Why does this matter? Well, consider the two uses for the simulation – to make decisions far in advance of the live operation, and as a benchmark to track progress against during the live operation.
- If we don’t account for diminishing returns by day, we end up looking like we’re doing a lot better than we are halfway through the live operation, as our simulation predicts that we still have a 0.4 probability of people answering the door even though we’ve already visited all of the easiest addresses. This could cause false confidence and lead to eventual undercount because we don’t take appropriate countermeasures for things going wrong.
- If we don’t account for diminishing returns by category (e.g. time of day a Census officer is out and about) then our upfront decisions about scheduling could be thrown off by trying to optimise a simulation that doesn’t reflect the real world.
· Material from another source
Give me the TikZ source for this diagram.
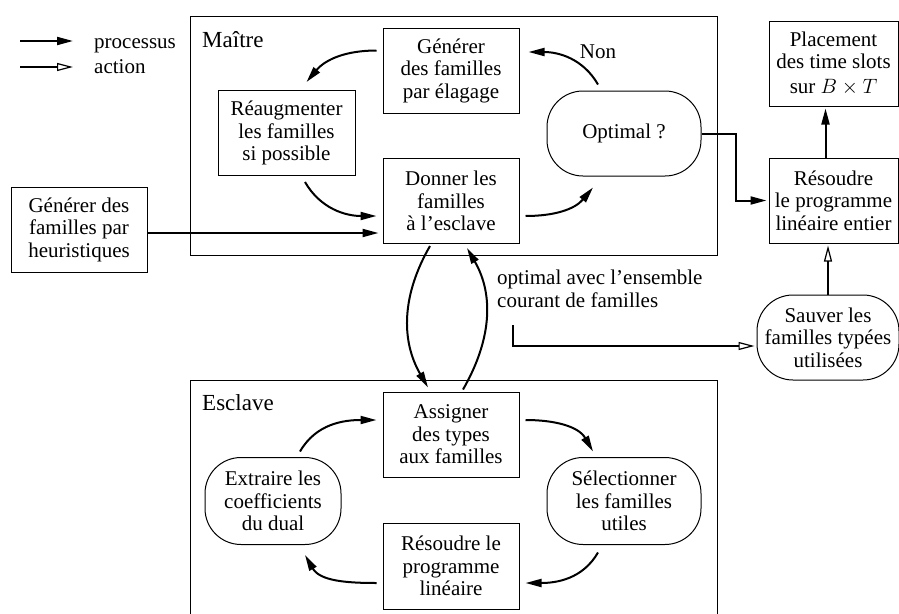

To expand on that last point: assume we had data on answering the door split by time of day – we know that on average 30% of people answer their doors in the daytime as opposed to 50% in the evenings after work. If we naively plug this into our simulation and then use it to find the optimal schedule, it will tell us to always visit in the evenings. However, in reality some houses are better approached in the daytime, and some mix of daytime and evening will be a better approach.
The Advantages of Agent-Based Modelling
Agent-Based Modelling (ABM) is a type of simulating where you simulate each individual agent (in this case, Census officer and house) rather than just having numbers for “doors knocked on” and “doors answered”.
This method opens the door (heh) to a solution by having properties associated with an agent (such as a house’s “probability of answering the door in the daytime” and “probability of answering the door in the evening”). Values for these properties can vary among agents. Now, when the virtual officer knocks on the door, instead of a universal 0.3 or 0.5 we instead call on that individual agent’s probability. Easy-to-contact houses are thus removed from the pool of remaining agents and the system starts demonstrating the emergent behaviour of diminishing returns present in the real-world system.
Challenges still remain with this approach. From what distribution and why do you assign those properties to the agents, and how do you get the data needed to inform your choice? Daytime and evening contact rates of a house are probably correlated, but how correlated? Assuming you need a really well calebrated model and have the data to throw at it, is this really a better approach than just estimating a lookup table of contact rates by day? Nevertheless, it’s a powerful tool for the ABM kit.
This post was made drawing on my own experiences working on the collection operation for Census 2021.